> **RECORDS FOR THE TASK**:
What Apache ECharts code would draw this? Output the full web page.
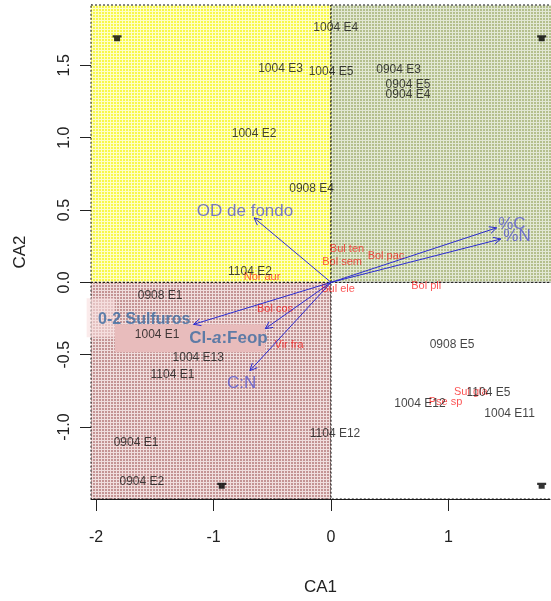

* * *

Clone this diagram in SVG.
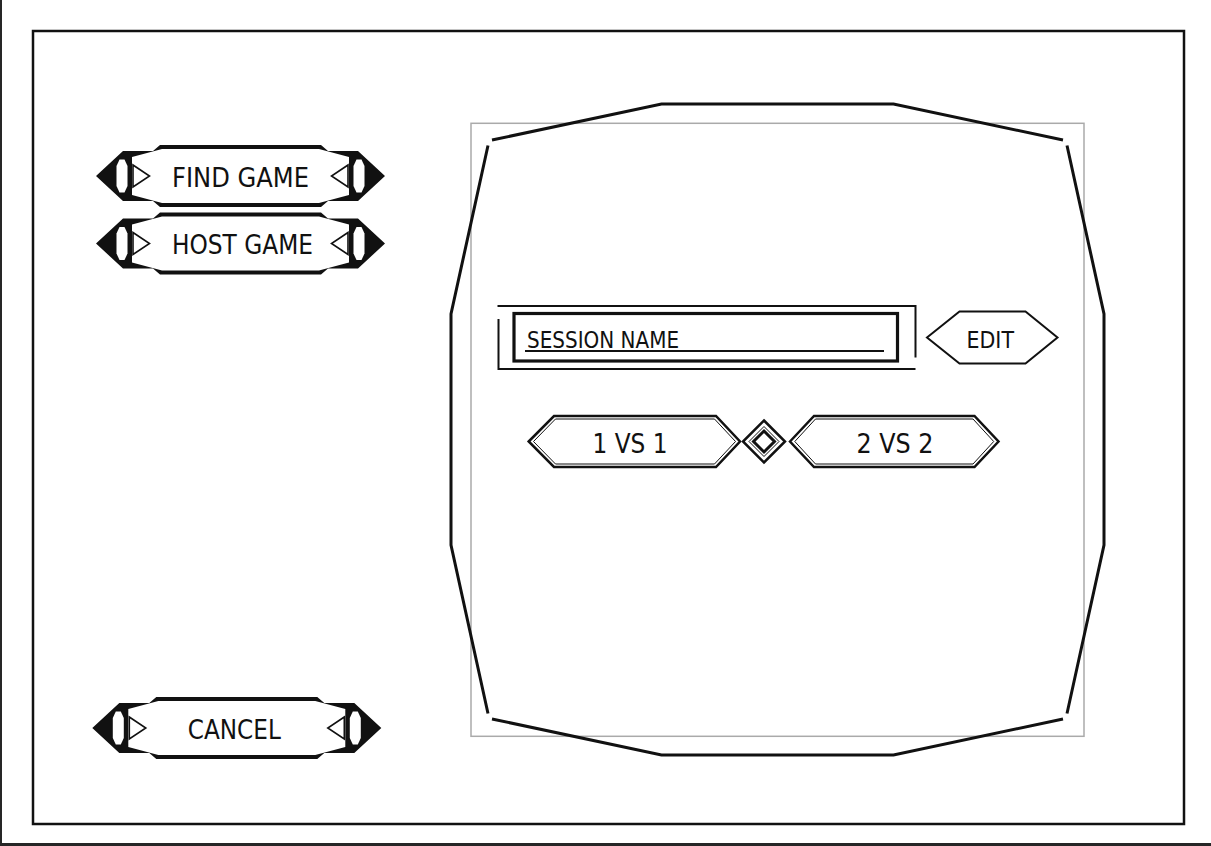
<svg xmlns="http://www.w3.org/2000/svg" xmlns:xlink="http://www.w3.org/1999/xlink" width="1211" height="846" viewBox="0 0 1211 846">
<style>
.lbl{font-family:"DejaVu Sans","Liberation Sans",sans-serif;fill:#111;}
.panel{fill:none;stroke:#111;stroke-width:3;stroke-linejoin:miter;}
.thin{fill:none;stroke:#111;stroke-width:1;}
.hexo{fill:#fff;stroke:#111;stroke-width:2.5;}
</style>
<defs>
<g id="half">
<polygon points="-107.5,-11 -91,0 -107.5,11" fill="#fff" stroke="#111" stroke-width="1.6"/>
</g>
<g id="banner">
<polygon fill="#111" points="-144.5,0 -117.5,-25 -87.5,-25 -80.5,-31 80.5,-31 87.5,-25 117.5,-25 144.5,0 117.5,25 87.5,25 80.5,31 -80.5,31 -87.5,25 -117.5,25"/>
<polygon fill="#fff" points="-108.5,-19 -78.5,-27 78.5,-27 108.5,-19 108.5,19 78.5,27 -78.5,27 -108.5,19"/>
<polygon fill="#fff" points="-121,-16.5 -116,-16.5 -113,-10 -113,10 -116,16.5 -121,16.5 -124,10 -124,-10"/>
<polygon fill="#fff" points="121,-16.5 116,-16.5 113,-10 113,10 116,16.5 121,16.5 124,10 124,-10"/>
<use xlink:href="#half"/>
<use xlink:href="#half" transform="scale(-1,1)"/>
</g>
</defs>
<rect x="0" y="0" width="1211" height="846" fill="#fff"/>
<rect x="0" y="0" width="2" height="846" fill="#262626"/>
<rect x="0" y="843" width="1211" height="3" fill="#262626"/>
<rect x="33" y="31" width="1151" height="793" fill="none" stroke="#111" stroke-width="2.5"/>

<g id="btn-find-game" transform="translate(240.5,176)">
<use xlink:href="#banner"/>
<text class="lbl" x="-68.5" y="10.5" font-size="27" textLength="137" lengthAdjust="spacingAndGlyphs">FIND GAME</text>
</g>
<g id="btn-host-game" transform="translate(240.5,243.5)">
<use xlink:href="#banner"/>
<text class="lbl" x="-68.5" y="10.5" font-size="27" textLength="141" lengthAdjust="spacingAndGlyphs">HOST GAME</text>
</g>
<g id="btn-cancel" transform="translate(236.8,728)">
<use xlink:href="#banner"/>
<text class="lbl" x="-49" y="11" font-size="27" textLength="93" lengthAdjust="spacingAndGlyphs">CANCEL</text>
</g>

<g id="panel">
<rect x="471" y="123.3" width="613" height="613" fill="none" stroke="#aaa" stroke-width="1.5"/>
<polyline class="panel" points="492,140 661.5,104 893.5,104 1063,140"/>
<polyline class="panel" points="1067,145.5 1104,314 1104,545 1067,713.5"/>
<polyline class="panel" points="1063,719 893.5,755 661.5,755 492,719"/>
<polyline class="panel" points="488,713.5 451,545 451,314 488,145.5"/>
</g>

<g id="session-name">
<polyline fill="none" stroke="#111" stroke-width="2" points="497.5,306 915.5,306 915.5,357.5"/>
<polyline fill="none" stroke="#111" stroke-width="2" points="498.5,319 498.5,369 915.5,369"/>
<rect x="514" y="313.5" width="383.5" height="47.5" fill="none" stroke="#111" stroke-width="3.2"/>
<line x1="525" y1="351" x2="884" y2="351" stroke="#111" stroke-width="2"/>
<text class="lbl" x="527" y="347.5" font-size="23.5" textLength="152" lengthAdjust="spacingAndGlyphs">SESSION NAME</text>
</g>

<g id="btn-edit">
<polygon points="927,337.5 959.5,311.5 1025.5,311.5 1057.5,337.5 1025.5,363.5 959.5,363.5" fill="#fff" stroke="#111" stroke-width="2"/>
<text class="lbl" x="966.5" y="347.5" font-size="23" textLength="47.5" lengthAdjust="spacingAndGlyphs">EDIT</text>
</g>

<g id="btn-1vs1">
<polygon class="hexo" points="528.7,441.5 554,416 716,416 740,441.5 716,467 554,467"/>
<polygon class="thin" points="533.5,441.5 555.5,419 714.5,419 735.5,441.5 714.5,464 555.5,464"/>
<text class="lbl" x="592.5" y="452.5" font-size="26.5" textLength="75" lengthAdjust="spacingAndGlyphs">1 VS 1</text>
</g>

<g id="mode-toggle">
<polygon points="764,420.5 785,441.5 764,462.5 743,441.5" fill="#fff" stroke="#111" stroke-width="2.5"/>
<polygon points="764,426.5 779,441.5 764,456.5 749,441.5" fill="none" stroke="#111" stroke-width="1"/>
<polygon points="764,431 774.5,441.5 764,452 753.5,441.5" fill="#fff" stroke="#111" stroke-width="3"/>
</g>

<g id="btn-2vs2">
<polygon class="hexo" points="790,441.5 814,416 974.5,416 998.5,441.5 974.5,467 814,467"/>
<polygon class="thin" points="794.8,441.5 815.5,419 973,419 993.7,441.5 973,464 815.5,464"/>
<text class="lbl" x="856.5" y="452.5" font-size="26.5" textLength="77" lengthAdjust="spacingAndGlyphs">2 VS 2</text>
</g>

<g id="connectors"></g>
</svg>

---

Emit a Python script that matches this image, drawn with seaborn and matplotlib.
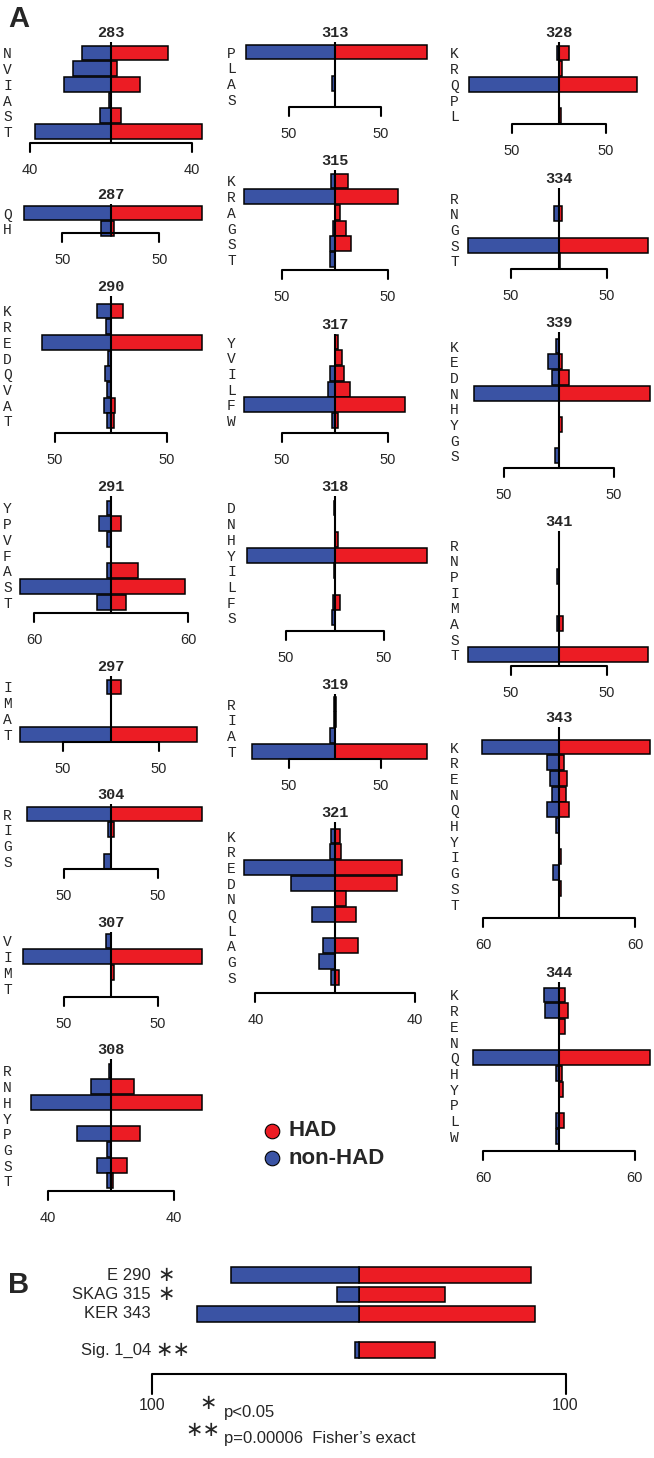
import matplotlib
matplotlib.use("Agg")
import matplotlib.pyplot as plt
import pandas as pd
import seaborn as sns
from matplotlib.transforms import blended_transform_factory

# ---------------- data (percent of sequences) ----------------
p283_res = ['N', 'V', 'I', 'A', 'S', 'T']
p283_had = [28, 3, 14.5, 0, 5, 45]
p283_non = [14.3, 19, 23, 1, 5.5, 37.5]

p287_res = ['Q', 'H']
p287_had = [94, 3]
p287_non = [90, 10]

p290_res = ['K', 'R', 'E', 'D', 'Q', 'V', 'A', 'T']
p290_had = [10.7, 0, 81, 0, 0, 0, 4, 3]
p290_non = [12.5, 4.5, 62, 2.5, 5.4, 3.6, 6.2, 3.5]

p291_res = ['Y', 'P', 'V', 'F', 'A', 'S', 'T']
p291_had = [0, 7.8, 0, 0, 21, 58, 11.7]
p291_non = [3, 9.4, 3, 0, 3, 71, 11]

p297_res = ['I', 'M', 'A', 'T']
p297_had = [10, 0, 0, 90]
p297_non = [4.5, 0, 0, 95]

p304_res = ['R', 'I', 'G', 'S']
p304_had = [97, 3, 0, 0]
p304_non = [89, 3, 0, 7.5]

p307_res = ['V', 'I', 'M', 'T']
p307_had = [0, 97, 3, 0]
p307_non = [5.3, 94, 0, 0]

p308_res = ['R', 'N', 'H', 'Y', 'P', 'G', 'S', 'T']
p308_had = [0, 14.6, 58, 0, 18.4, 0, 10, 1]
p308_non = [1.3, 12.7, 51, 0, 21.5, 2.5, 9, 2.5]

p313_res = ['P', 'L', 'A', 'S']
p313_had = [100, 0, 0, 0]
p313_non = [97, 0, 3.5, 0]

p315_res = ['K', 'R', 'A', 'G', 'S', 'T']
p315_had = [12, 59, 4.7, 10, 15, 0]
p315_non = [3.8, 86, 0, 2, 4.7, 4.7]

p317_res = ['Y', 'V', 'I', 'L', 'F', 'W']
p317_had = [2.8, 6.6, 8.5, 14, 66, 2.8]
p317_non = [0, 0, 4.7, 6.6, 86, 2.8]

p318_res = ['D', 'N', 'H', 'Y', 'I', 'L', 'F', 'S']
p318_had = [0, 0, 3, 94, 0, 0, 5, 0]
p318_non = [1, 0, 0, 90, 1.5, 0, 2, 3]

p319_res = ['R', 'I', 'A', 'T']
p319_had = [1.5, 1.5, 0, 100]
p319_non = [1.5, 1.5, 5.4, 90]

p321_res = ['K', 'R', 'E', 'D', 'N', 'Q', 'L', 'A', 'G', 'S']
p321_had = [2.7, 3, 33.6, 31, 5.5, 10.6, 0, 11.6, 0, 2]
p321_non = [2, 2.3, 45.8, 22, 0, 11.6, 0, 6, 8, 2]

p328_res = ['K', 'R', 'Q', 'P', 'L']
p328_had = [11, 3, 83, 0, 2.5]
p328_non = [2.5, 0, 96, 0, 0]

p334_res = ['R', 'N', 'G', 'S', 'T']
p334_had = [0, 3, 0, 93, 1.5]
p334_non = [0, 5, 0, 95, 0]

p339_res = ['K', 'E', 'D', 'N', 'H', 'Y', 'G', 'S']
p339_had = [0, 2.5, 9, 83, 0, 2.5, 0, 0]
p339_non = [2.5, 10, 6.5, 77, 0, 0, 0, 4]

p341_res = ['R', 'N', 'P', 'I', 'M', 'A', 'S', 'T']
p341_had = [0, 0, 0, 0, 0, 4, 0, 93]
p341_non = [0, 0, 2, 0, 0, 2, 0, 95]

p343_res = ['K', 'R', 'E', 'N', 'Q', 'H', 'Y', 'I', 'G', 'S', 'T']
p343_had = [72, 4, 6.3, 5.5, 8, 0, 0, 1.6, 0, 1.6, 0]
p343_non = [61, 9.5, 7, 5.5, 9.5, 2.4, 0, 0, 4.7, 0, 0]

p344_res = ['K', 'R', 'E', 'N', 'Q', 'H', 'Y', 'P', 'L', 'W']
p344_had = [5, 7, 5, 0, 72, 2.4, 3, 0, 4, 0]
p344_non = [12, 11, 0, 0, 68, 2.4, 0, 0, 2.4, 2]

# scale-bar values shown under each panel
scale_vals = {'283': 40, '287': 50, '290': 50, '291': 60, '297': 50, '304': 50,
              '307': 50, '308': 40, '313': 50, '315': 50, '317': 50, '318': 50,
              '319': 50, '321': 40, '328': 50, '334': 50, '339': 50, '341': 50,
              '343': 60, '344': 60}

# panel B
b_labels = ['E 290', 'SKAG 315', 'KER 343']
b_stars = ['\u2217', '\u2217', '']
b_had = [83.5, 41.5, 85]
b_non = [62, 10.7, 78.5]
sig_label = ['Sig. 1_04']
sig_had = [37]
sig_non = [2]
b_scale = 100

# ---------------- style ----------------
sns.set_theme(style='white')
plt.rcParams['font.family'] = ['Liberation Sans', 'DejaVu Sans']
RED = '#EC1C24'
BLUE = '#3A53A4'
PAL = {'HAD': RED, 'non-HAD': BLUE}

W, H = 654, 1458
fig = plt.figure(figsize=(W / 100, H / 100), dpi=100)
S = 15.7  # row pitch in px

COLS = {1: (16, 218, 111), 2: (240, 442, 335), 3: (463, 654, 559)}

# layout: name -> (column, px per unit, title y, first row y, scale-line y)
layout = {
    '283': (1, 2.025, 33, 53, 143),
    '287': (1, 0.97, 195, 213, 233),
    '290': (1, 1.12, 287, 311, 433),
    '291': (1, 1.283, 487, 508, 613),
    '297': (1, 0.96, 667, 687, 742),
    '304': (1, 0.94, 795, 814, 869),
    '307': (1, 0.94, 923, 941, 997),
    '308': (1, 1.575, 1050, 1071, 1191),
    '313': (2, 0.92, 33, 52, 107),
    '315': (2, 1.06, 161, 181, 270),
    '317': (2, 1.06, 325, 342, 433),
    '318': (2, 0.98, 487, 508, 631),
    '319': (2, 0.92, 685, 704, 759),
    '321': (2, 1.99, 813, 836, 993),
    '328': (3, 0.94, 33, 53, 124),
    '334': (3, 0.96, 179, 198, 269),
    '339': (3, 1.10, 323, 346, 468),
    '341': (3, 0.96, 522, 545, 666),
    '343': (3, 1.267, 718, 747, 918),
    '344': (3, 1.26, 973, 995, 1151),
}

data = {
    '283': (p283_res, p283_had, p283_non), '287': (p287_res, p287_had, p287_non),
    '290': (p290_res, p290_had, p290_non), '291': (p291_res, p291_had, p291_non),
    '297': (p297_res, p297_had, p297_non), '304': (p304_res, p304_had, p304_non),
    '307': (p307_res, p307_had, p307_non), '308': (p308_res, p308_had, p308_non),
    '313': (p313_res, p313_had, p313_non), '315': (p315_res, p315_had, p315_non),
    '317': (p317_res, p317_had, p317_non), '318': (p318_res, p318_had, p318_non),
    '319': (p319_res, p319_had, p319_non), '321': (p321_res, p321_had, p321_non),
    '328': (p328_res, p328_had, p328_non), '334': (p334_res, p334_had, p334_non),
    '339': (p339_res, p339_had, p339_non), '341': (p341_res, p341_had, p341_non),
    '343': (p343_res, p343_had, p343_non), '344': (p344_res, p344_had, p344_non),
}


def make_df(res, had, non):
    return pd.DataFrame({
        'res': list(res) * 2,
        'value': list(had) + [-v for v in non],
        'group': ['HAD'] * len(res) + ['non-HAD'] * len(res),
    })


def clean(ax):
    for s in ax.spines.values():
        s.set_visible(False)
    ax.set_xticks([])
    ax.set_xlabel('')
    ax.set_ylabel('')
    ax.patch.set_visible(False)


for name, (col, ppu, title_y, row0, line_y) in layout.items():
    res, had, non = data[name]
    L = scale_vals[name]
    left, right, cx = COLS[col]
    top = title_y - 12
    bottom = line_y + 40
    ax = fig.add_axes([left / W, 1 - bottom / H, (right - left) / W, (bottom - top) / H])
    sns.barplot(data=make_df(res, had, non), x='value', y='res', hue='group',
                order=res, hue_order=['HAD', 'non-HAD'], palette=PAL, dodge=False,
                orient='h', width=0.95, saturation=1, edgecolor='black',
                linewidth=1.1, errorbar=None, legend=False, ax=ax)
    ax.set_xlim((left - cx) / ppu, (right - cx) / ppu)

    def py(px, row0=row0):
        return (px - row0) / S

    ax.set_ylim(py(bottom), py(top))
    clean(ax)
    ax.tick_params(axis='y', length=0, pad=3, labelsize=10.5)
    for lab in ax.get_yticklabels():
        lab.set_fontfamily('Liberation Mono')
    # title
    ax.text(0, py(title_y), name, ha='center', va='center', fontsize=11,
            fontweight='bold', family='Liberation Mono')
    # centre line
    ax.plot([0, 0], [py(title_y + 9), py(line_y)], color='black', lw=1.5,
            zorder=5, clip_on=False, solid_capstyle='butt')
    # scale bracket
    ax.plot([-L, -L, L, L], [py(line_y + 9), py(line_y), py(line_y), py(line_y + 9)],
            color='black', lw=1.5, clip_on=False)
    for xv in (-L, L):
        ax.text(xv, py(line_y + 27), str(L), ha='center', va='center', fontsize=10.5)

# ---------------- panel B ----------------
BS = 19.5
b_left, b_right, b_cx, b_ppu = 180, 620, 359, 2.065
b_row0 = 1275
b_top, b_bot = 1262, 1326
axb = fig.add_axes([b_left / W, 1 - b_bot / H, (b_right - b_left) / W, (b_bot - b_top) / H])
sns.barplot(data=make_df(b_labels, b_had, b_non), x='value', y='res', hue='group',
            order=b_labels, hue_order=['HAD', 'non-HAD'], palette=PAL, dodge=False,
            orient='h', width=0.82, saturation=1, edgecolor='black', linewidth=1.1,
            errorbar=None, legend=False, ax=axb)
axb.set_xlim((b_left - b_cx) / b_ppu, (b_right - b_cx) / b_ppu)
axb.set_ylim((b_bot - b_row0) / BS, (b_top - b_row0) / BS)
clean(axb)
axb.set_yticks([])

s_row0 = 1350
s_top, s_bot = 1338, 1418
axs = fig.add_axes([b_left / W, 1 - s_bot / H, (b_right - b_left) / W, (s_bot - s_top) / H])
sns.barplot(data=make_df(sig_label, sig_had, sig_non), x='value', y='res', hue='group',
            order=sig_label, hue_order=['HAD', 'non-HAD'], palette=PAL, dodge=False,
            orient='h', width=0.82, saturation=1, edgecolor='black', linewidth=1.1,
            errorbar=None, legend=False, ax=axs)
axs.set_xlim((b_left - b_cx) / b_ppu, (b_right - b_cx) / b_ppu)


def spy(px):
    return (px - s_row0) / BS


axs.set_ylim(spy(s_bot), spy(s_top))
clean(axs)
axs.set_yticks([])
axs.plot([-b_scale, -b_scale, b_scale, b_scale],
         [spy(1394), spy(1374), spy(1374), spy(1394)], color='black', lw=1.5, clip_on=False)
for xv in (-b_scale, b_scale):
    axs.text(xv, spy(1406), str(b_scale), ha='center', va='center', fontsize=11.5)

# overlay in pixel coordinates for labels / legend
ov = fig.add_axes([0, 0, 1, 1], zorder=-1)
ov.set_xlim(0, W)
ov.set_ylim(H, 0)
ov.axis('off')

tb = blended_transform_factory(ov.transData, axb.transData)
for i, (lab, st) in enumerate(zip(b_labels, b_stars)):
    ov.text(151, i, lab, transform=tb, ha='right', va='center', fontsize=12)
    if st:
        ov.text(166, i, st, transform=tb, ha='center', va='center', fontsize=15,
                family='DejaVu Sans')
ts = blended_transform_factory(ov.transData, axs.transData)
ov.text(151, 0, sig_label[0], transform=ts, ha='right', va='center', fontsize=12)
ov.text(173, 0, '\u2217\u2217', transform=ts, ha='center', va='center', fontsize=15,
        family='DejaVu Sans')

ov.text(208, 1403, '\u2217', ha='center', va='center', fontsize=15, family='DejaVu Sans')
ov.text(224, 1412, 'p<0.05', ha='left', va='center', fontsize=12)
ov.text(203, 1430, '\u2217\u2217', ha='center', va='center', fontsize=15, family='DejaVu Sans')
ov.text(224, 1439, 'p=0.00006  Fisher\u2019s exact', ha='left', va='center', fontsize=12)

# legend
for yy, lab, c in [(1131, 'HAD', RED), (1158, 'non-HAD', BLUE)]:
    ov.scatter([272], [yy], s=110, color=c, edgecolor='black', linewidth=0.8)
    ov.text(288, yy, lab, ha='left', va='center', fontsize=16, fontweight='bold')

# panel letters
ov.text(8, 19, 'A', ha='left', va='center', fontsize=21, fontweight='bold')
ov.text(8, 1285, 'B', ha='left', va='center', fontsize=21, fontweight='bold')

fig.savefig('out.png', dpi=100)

> **THE PROBLEM**:
Only the lines from the one with "Emit a Python" through the one with "p287_non = [90, 10]" belong in your copy; retype them exactly and drop any pictures.

> **SOLUTION TO THIS EXERCISE**:
Emit a Python script that matches this image, drawn with seaborn and matplotlib.
import matplotlib
matplotlib.use("Agg")
import matplotlib.pyplot as plt
import pandas as pd
import seaborn as sns
from matplotlib.transforms import blended_transform_factory

# ---------------- data (percent of sequences) ----------------
p283_res = ['N', 'V', 'I', 'A', 'S', 'T']
p283_had = [28, 3, 14.5, 0, 5, 45]
p283_non = [14.3, 19, 23, 1, 5.5, 37.5]

p287_res = ['Q', 'H']
p287_had = [94, 3]
p287_non = [90, 10]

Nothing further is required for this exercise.